Mortgage delinquencies (loans that are 60 days or more past due but not in foreclosure) were at about 4.80% as of the end of the fourth quarter – an increase of 28 basis points compared with the third quarter but only three basis points higher compared with the fourth quarter of 2015, according to the Mortgage Bankers Association’s (MBA) National Delinquency Survey.
The report measures delinquencies on one-to-four-unit residential properties.
The percentage of loans on which foreclosure actions were started during the fourth quarter was 0.28%, a decrease of two basis points compared with the third quarter and a decrease of eight basis points compared with one year earlier.
It was the lowest foreclosure start rate since the fourth quarter of 1988.
The percentage of loans that were in some stage of foreclosure, also known as the foreclosure inventory, was about 1.53%, down two basis points from the third quarter and down 24 basis points compared with the fourth quarter of 2015.
It was the lowest foreclosure inventory rate since the second quarter of 2007.
The serious delinquency rate (loans that are 90 days or more past due or in the process of foreclosure) was 3.13%, an increase of 17 basis points compared with the third quarter but a decrease of 31 basis points compared with the fourth quarter of 2015.
Marina Walsh, vice president of industry analysis for the MBA, says the overall delinquency rate in the fourth quarter increased across all loan types – Federal Housing Administration (FHA), Veterans Affairs (VA) and conventional.

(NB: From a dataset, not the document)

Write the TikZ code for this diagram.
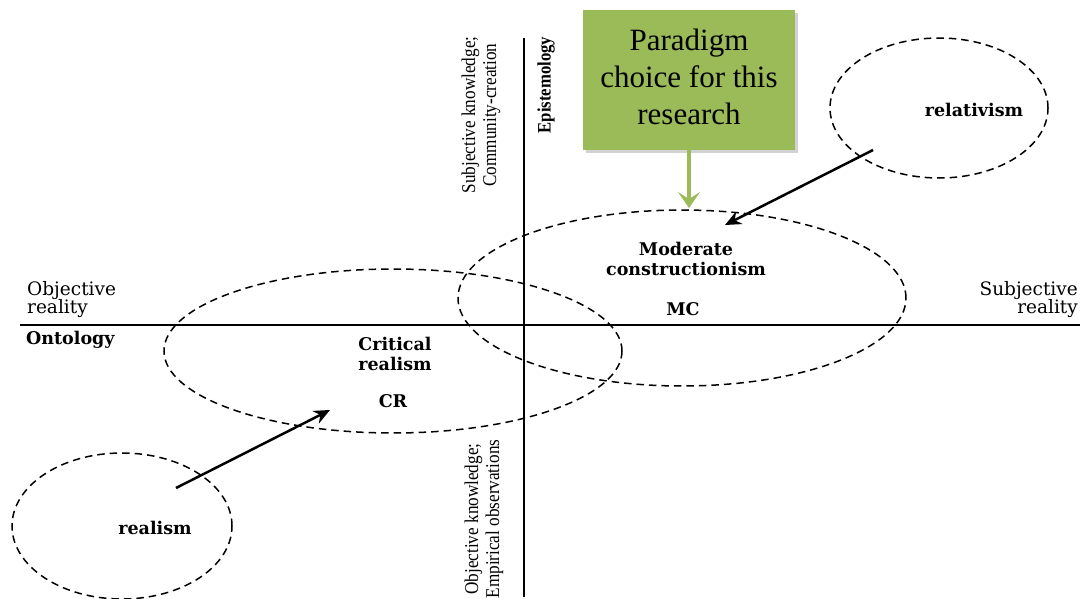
\documentclass[tikz,border=0pt]{standalone}
\usepackage{fontspec}
\setmainfont{Liberation Serif}
\newfontfamily\wideserif{DejaVu Serif}
\newfontfamily\narrowserif[FakeStretch=0.88]{Liberation Serif}
\usetikzlibrary{arrows.meta,shapes.geometric,shadows}
\definecolor{boxgreen}{HTML}{9BBB59}
\tikzset{
  axisline/.style={line width=1.6pt},
  zone/.style={ellipse, draw, dashed, dash pattern=on 7.5pt off 5pt, line width=1.5pt, inner sep=0pt},
  zonelabel/.style={font=\wideserif\bfseries\fontsize{17.5}{19.5}\selectfont, align=center, inner sep=0pt},
  poletext/.style={font=\wideserif\fontsize{18.5}{18.5}\selectfont, inner sep=0pt},
  sidetext/.style={font=\narrowserif\fontsize{19.5}{21}\selectfont, align=center, rotate=90, inner sep=0pt},
  move/.style={line width=2.5pt, -{Stealth[length=16pt,width=14pt]}},
  choicebox/.style={fill=boxgreen, draw=none, minimum width=212pt, minimum height=140pt, inner sep=0pt,
    drop shadow={opacity=0.35, shadow xshift=3pt, shadow yshift=-3pt, fill=gray}},
  choicetext/.style={font=\fontsize{31}{37}\selectfont, align=center, inner sep=0pt},
}
\begin{document}
\begin{tikzpicture}[x=1pt,y=-1pt]
\useasboundingbox (0,0) rectangle (1082,599);
\fill[white] (0,0) rectangle (1082,599);

% axes
\coordinate (hL) at (20,325);
\coordinate (hR) at (1080,325);
\coordinate (vT) at (524,38);
\coordinate (vB) at (524,597);
\draw[axisline] (hL) -- (hR);
\draw[axisline] (vT) -- (vB);

% axis labels
\node[poletext, anchor=north west, align=left] (objreal) at (27,281) {Objective\\reality};
\node[poletext, anchor=north east, align=right] (subreal) at (1078,281) {Subjective\\reality};
\node[poletext, font=\wideserif\bfseries\fontsize{17.5}{19}\selectfont, anchor=west] (onto) at (26,340) {Ontology};
\node[sidetext] (subknow) at (481,115) {Subjective knowledge;\\Community-creation};
\node[sidetext, font=\narrowserif\bfseries\fontsize{19}{21}\selectfont] (episte) at (546,85) {Epistemology};
\node[sidetext] (objknow) at (484,519) {Objective knowledge;\\Empirical observations};

% paradigm zones
\node[zone, minimum width=218pt, minimum height=140pt] (relz) at (939,108) {};
\node[zone, minimum width=448pt, minimum height=176pt] (mcz) at (682,298) {};
\node[zone, minimum width=458pt, minimum height=164pt] (crz) at (393,351) {};
\node[zone, minimum width=220pt, minimum height=146pt] (realz) at (122,526) {};

\node[zonelabel] (rel) at (974,110) {relativism};
\node[zonelabel] (mc) at (686,259) {Moderate\\constructionism};
\node[zonelabel] (mcab) at (683,309) {MC};
\node[zonelabel] (cr) at (395,354) {Critical\\realism};
\node[zonelabel] (crab) at (393,401) {CR};
\node[zonelabel] (real) at (155,528) {realism};

% movements between paradigms
\coordinate (relout) at (873,150);
\coordinate (mcin) at (725,225);
\coordinate (realout) at (176,488);
\coordinate (crin) at (330,410);
\draw[move] (relout) -- (mcin);
\draw[move] (realout) -- (crin);

% chosen paradigm
\node[choicebox] (choice) at (689,80) {};
\node[choicetext] (choicelabel) at (689,77) {Paradigm\\choice for this\\research};
\coordinate (choicetip) at (689,208);
\draw[boxgreen, line width=4pt, -{Stealth[length=16pt,width=22pt,inset=7pt]}] (choice.south) -- (choicetip);
\end{tikzpicture}
\end{document}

“However, it should be noted that last quarter’s overall delinquency rate was at its lowest level since 2006,” Walsh says. “It is not unexpected that delinquencies could eventually increase off such a low base. We continue to see strong fundamentals in the overall economy, such as rising home values and increased employment, which bodes well for the future performance of FHA, VA and conventional loans.”
The delinquency rate for FHA loans increased 55 basis points – the biggest increase of the government loans – and reached 9.02% in the fourth quarter. That’s up from 8.30% in the third quarter. Most of this increase was for loans originated in 2014, 2015 and 2016.
However, on a year-over-year basis, there was no increase in the overall FHA delinquency rate. In fact, it remains at its lowest level since 1997, Walsh says.
Walsh notes that more than 70% of the loans that were in serious delinquency in the fourth quarter were legacy loans originated in 2007 or earlier.